What If George Zimmerman Was The One That Was Killed?

Imagine you’re walking home from the store after picking up some snacks.  You notice a man following you in his car.  You go and cut through the yard where a car can’t go and the man gets out of his car and starts following you through the yard.  You’re talking to someone on the phone and telling them that this creepy guy is following you.  It’s really starting to freak you out.  What does this man intend to do to you?  Luckily, this is Florida so you turn around and confront the man who may intend to do you severe physical harm.  The man continues to approach so you stand your ground and attack the man.  The man pulls a gun but you bash his head against the sidewalk killing him before he can use it.

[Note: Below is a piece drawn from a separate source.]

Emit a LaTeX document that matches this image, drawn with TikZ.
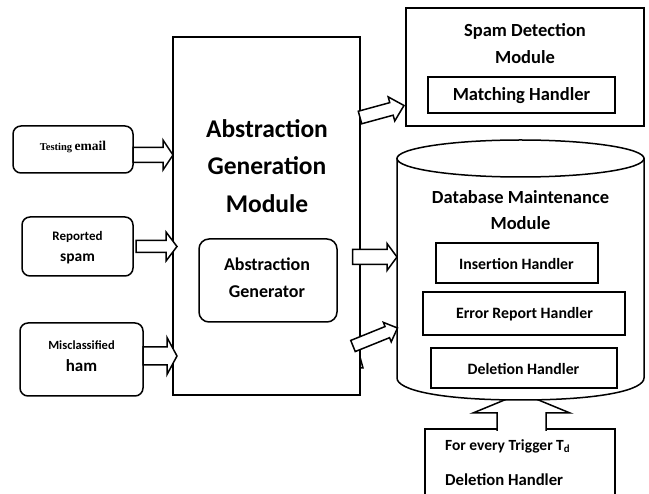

The above is a scenario that follows Florida’s stand your ground law and fits all of the facts presented in the case with the exception of who ends up dead at the end.  If it happened like this, do you think Trayvon Martin would not have been arrested immediately?  Do you think Trayvon Martin would not have been charged with murder soon after?  Do you think Trayvon Martin would have been found not guilty of murder?  How about if he used a gun to kill Zimmerman instead?

The scales of justice are stacked against black men in particular and minorities in general in so many ways.  Injustices are thrown at them on an almost daily basis.  How could you not be angry if it were happening to you?  And yet we live in a world where white people threaten revolution because their imaginary freedoms are pretend being taken away and where minorities rioting over actual freedoms being taken away are looked upon as misguided at best and less than human at worst.  Ta-Nehisi Coates says it best:

It is painful to say this: Trayvon Martin is not a miscarriage of American justice, but American justice itself. This is not our system malfunctioning. It is our system working as intended. To expect our juries, our schools, our police to single-handedly correct for this, is to look at the final play in the final minute of the final quarter and wonder why we couldn’t come back from twenty-four down.

To paraphrase a great man: We are what our record says we are. How can we sensibly expect different?